Cukup kah kita belajar?
On a short answer, nope. Never.
Tapi bukan itu yang jadi inti dari tulisan
kali ini. Akan tetapi bagaimana selama ini kita benar-benar belum cukup belajar
bahkan selama berada di tempat bernama universitas itu dan menyandang predikat
mahasiswa. Mahasiswa harusnya adalah terpelajar, mereka yang tercerahkan,
mereka yang diharapkan akan mendorong atau entahlah, menarik negara ini keluar
dari kondisinya yang selama ini konon jauh dari harapan masyarakatnya, jauh
pula dari kedigjayaan masa lalunya.
Benar pernyataan bahwa “Pintar secara
akademik tidak berarti pintar dalam kehidupan” akan tetapi bukankah untuk
pintar dalam kehidupan kita menempuh pendidikan selama ini? Dengan harapan
sebagai terpelajar kita bisa belajar secara lebih terintegrasi mengenai segala
aspek kehidupan? Tetapi sudahkah lembaga pendidikan kita mencerminkan semangat
ini dalam pelaksanaannya?
Ah. Mari mulai dulu dari diri kita sendiri.
Terlepas dari berapa banyak yang kita pelajari dalam ruang-ruang kelas, pembelajaran
lewat kehidupan nyata, lewat interaksi sosial, hubungan nyata (sorry but your
media social followers for some reasons are not counted here) dan tindakan yang
kita lakukan atau kita pelajari selama kehidupan di Universitas berperan
disini. Seberapapun terdengar tidak penting, tapi berorganisasi, melakukan
hubungan sosial yang sifatnya mengembangkan diri sangatlah penting terlepas
dimana kita bersekolah.
Nope. I don’t say that organization will be
the best option. Seperti kita sama-sama bersepakat bahwa jam tidur terbaik setiap
orang adalah berbeda dan menyesuaikan masing-masing, perlu juga kita bersepakat
rasanya tentang adanya perbedaan dalam pola pengembangkan diri tiap individu
mengingat betapa unik dan berbedanya masing-masing dari kita. Di era yang
katanya modern ini, akan ada banyak hal yang bisa dilakukan untuk mengembangkan
diri, bersosialisasi, melengkapi status Mahasiswa kita dengan pelajaran yang
lebih terintegrasi, mengenai ekonomi, sosial, politik, budaya, agama. Negara
dan kehidupan. Ah, tak usahlah kau pisahkan keduanya, negara ada dalam
kehidupan sama seperti selama hidup kita bernegara.

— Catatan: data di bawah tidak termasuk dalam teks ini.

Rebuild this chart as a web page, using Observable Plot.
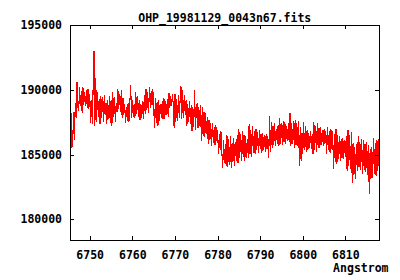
<!DOCTYPE html>
<html>
<head>
<meta charset="utf-8">
<script src="https://cdn.jsdelivr.net/npm/d3@7"></script>
<script src="https://cdn.jsdelivr.net/npm/@observablehq/plot@0.6"></script>
<style>
  html, body { margin: 0; padding: 0; background: #fff; }
</style>
</head>
<body>
<div id="chart"></div>
<script>
const title = "OHP_19981129_0043n67.fits";
const xLabel = "Angstrom";
const xTicks = [6750, 6760, 6770, 6780, 6790, 6800, 6810];
const yTicks = [180000, 185000, 190000, 195000];
const xDomain = [6745.26, 6817.9];
const yDomain = [178400, 195000];
const waveStart = 6745.3;
const waveStep = 0.2;
const flux = [
  185300, 188200, 185600, 186000, 188300, 186200, 189000, 187900, 190600, 188700,
  188400, 190200, 188800, 189900, 188300, 190200, 188900, 189800, 188800, 190000,
  188700, 190100, 188600, 189700, 187500, 189200, 187400, 190400, 193000, 187300,
  190900, 187600, 189800, 188000, 189300, 187400, 189500, 187900, 189400, 187600,
  189600, 188100, 189000, 187400, 189200, 187800, 189500, 187500, 189200, 187300,
  189800, 188000, 189400, 187600, 189000, 188300, 190100, 188600, 189700, 188400,
  190000, 187900, 189400, 188100, 188900, 187500, 188700, 187700, 189000, 187600,
  189000, 190400, 187900, 189200, 188000, 188900, 187900, 189800, 188200, 189500,
  188000, 189200, 187700, 188900, 187900, 189100, 187800, 189600, 188200, 190100,
  188500, 189800, 188300, 190200, 188700, 189900, 188900, 190100, 188800, 187100,
  189400, 187500, 189100, 187300, 189200, 187700, 188900, 187900, 189100, 187800,
  189400, 187800, 189100, 188100, 189300, 188000, 189800, 188700, 189500, 188800,
  189700, 188900, 187100, 189700, 187600, 189300, 187700, 189600, 187900, 189200,
  190300, 187800, 190000, 187900, 189600, 188100, 189200, 187300, 188900, 187600,
  189100, 187400, 188800, 186900, 188700, 187200, 190000, 187000, 188400, 189000,
  187100, 188700, 187300, 188800, 186100, 188700, 186500, 188300, 186400, 188200,
  186700, 187900, 185900, 187700, 186200, 187400, 185700, 187400, 186000, 187100,
  185800, 187300, 186100, 186900, 185100, 186600, 185400, 186800, 185200, 184000,
  186100, 184400, 185800, 184200, 186500, 184100, 186200, 184300, 186400, 184000,
  185900, 184500, 186300, 184200, 186000, 184600, 186500, 184400, 187000, 184800,
  186600, 184600, 186800, 184900, 186500, 184600, 186400, 184800, 186200, 184800,
  187400, 185100, 186900, 184900, 187200, 185200, 186800, 185100, 187000, 185400,
  186700, 185200, 186900, 185500, 186600, 185200, 186700, 185400, 186500, 185300,
  186600, 185500, 186400, 184800, 188000, 185300, 187500, 185600, 187200, 185800,
  187400, 185700, 187000, 185900, 187300, 185700, 187800, 185900, 187400, 185800,
  187600, 186000, 187500, 185900, 187200, 186100, 187400, 186000, 188200, 185700,
  187400, 185900, 187600, 185600, 187700, 185800, 187400, 185700, 187600, 184200,
  187100, 184600, 186700, 185100, 187500, 185400, 187200, 185300, 186900, 185400,
  186700, 185600, 186800, 185500, 186600, 185100, 187500, 185400, 187200, 185300,
  187400, 185600, 187100, 185600, 187100, 185800, 186900, 185700, 187000, 185900,
  186800, 185100, 187100, 185400, 186800, 185200, 187000, 185500, 186800, 184000,
  186600, 184500, 187000, 184300, 186500, 184700, 186400, 184600, 186200, 184800,
  186300, 184700, 186100, 184900, 186400, 183800, 186900, 184200, 186500, 184000,
  186700, 182900, 185900, 183500, 185600, 183200, 185800, 183800, 186400, 184100,
  186000, 183900, 186200, 183600, 186100, 183900, 185800, 183700, 186000, 183500,
  185700, 182000, 185400, 183200, 185600, 183300, 186300, 183600, 185900, 183400,
  186100, 183800, 185700, 186700
];

const data = flux.map((f, i) => ({wave: waveStart + i * waveStep, flux: f}));
const font = "'DejaVu Sans Mono', monospace";

const chart = Plot.plot({
  width: 400,
  height: 280,
  marginLeft: 69.5,
  marginRight: 21,
  marginTop: 25,
  marginBottom: 40,
  style: {fontFamily: font, fontSize: "11.5px", fontWeight: "bold", background: "#fff", color: "#000", overflow: "visible"},
  x: {domain: xDomain, ticks: xTicks, label: null, tickFormat: d => String(d)},
  y: {domain: yDomain, ticks: yTicks, label: null, tickFormat: d => String(d)},
  marks: [
    Plot.line(data, {x: "wave", y: "flux", stroke: "#ff0000", strokeWidth: 1.1, clip: true, shapeRendering: "crispEdges"}),
    Plot.frame({stroke: "#000", strokeWidth: 1, shapeRendering: "crispEdges"}),
    Plot.tickX(xTicks, {x: d => d, insetBottom: 211, stroke: "#000", shapeRendering: "crispEdges"}),
    Plot.tickX(xTicks, {x: d => d, insetTop: 211, stroke: "#000", shapeRendering: "crispEdges"}),
    Plot.tickY(yTicks, {y: d => d, insetRight: 305.5, stroke: "#000", shapeRendering: "crispEdges"}),
    Plot.tickY(yTicks, {y: d => d, insetLeft: 305.5, stroke: "#000", shapeRendering: "crispEdges"}),
    Plot.axisX(xTicks, {tickSize: 0, tickPadding: 10, label: null, tickFormat: d => String(d)}),
    Plot.axisY(yTicks, {tickSize: 0, tickPadding: 8, label: null, tickFormat: d => String(d)}),
    Plot.text([title], {frameAnchor: "top", dy: -12, text: d => d, fontSize: 11.5, fontWeight: "bold"}),
    Plot.text([xLabel], {frameAnchor: "bottom-right", dx: 9, dy: 31, textAnchor: "end", text: d => d, fontSize: 11.5, fontWeight: "bold"})
  ]
});
document.getElementById("chart").appendChild(chart);
</script>
</body>
</html>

Ada banyak ruang rasanya yang masih kosong
diantara apa yang telah kita pelajari selama di bangku pendidikan dengan apa
yang kita jalankan di kehidupan kita. Misalnya, selama di perguruan tinggi bagi
saya dan sejawat lainnya adalah lazim mempelajari mengenai perlunya tindakan
promotif dan preventif serta berbagai teori yang menyertainya. Tapi siapa pula
diantara kami yang mempelajari psikologi pendidikan? Siapa pula yang
mempelajari implikasi ekonomi dari penerapan tindakan promotif yang tidak tepat
hanya karena tak satupun dari kita mengerti mengenai psikologi pendidikan?

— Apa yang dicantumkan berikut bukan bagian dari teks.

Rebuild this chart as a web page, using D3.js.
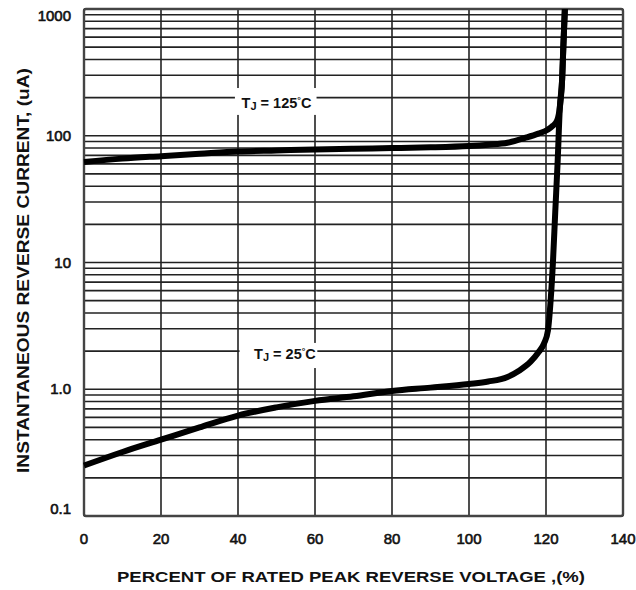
<!DOCTYPE html>
<html><head><meta charset="utf-8">
<script src="https://cdn.jsdelivr.net/npm/d3@7"></script>
<style>body{margin:0;background:#fff}svg{display:block}</style>
</head><body>
<svg id="c" width="636" height="590"></svg>
<script>
const xTicks = [0, 20, 40, 60, 80, 100, 120, 140];
const yTicks = [0.1, 1, 10, 100, 1000];
const yTickLabels = ["0.1", "1.0", "10", "100", "1000"];
const x125 = [0, 10, 20, 30, 40, 50, 60, 70, 80, 90, 100, 105, 110, 115, 118, 120.3, 121.8, 122.9, 123.6, 124.2, 124.5, 124.9];
const y125 = [62, 66, 69, 72, 75, 76.5, 78, 79, 80, 81, 83, 85, 88, 97, 104, 111, 120, 132, 168, 282, 500, 1000];
const x25 = [0, 10, 20, 30, 40, 50, 60, 70, 80, 90, 100, 105, 110, 113, 116, 118, 119.5, 120.5, 121.2, 121.8, 122.4, 123, 123.6, 124.2, 124.5, 124.9];
const y25 = [0.25, 0.32, 0.40, 0.50, 0.62, 0.72, 0.81, 0.88, 0.97, 1.03, 1.1, 1.15, 1.25, 1.4, 1.65, 1.95, 2.3, 2.9, 5, 10, 25, 60, 168, 282, 500, 1000];
const labels = [{t: "125", x: 50, y: 166}, {t: "25", x: 52.2, y: 1.73}];

const svg = d3.select("#c");
const L = 84, R = 623, T = 9, B = 516;
const x = d3.scaleLinear().domain([0, 140]).range([L, R]);
const y = d3.scaleLog().domain([0.1, 1000]).range([B, T]);

// grid
const minor = [];
for (let e = -1; e < 3; e++) for (let m = 1; m <= 9; m++) minor.push(m * Math.pow(10, e));
minor.push(1000);
const g = svg.append("g");
g.selectAll("line.h").data(minor).join("line")
  .attr("x1", L).attr("x2", R).attr("y1", d => y(d)).attr("y2", d => y(d))
  .attr("stroke", "#222").attr("stroke-width", 1.6);
g.selectAll("line.v").data(xTicks).join("line")
  .attr("y1", T).attr("y2", B).attr("x1", d => x(d)).attr("x2", d => x(d))
  .attr("stroke", "#222").attr("stroke-width", 1.6);

// label boxes
const boxes = [
  {x0: 39.2, x1: 60.4, y0: 238, y1: 146},
  {x0: 40.4, x1: 60.6, y0: 2.32, y1: 1.47}
];
svg.selectAll("rect.box").data(boxes).join("rect")
  .attr("x", d => x(d.x0)).attr("width", d => x(d.x1) - x(d.x0))
  .attr("y", d => y(d.y0)).attr("height", d => y(d.y1) - y(d.y0))
  .attr("fill", "#fff");

// frame
svg.append("rect").attr("x", L).attr("y", T).attr("width", R - L).attr("height", B - T)
  .attr("fill", "none").attr("stroke", "#444").attr("stroke-width", 2.4).attr("rx", 2);

// curves
const line = d3.line().x(d => x(d[0])).y(d => y(d[1])).curve(d3.curveMonotoneX);
svg.append("path").datum(x125.map((v, i) => [v, y125[i]]))
  .attr("d", line).attr("fill", "none").attr("stroke", "#000").attr("stroke-width", 6).attr("stroke-linejoin", "round");
svg.append("path").datum(x25.map((v, i) => [v, y25[i]]))
  .attr("d", line).attr("fill", "none").attr("stroke", "#000").attr("stroke-width", 6).attr("stroke-linejoin", "round");

const font = "'Liberation Sans', Arial, Helvetica, sans-serif";
// curve labels
labels.forEach(l => {
  const t = svg.append("text").attr("x", x(l.x)).attr("y", y(l.y)).attr("text-anchor", "middle")
    .attr("font-family", font).attr("font-weight", "bold").attr("font-size", 14.5).attr("fill", "#111");
  t.append("tspan").text("T");
  t.append("tspan").attr("font-size", 11).attr("dy", 2).text("J");
  t.append("tspan").attr("dy", -2).text(" = " + l.t);
  t.append("tspan").attr("font-size", 9).attr("dy", -5).text("°");
  t.append("tspan").attr("dy", 5).text("C");
});

// tick labels
svg.selectAll("text.xt").data(xTicks).join("text")
  .attr("x", d => x(d)).attr("y", 544).attr("text-anchor", "middle")
  .attr("font-family", font).attr("font-size", 15).attr("fill", "#111")
  .attr("stroke", "#111").attr("stroke-width", 0.6).text(d => d);
svg.selectAll("text.yt").data(yTicks).join("text")
  .attr("x", 71).attr("y", (d, i) => Math.min(Math.max(y(d) + 5, 21), 514))
  .attr("text-anchor", "end")
  .attr("font-family", font).attr("font-size", 15).attr("fill", "#111")
  .attr("stroke", "#111").attr("stroke-width", 0.6).text((d, i) => yTickLabels[i]);

// axis titles
svg.append("text").attr("x", 117).attr("y", 582)
  .attr("font-family", font).attr("font-weight", "bold").attr("font-size", 15).attr("fill", "#111")
  .attr("textLength", 468).attr("lengthAdjust", "spacingAndGlyphs")
  .text("PERCENT OF RATED PEAK REVERSE VOLTAGE ,(%)");
svg.append("text").attr("transform", "translate(29,473) rotate(-90)")
  .attr("font-family", font).attr("font-weight", "bold").attr("font-size", 16).attr("fill", "#111")
  .attr("textLength", 405).attr("lengthAdjust", "spacingAndGlyphs")
  .text("INSTANTANEOUS REVERSE CURRENT, (uA)");
</script>
</body></html>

Ataupun kemampuan merancang program, memastikannya berjalan atas kesadaran
masyarakat, secara mandiri, bukankah kami terbiasa mengerjakan laporan tertulis
dan teori mengenai betapa pentingnya suatu program dijalankan secara sadar dan
mandiri oleh masyarakat. Siapa pula yang mengajarkan untuk duduk, menyeruput
kopi dan membicarakan keberlangsungan program ini dengan pendekatan
sosial-kultural?
Gap itu nyata. Komunikasi, improvisasi,
sosialisasi adalah apa yang perlu kita pelajari sebagai senjata kehidupan
sekaligus mengisi kekosongan yang tak terobati akibat “multidisipliner” pada
level universitas yang masih semboyan itu. Ah ya, bukan semboyan mungkin, tapi
adalah milik mereka yang menyadari dan mengusahakan sendiri pelaksanaannya.
Lalu, sudahkah kita pantas disebut mahasiswa?
Masih banyak yang perlu kita pelajari, semoga
keistiqomahan menyertai agar sadar diri dan tak berhenti.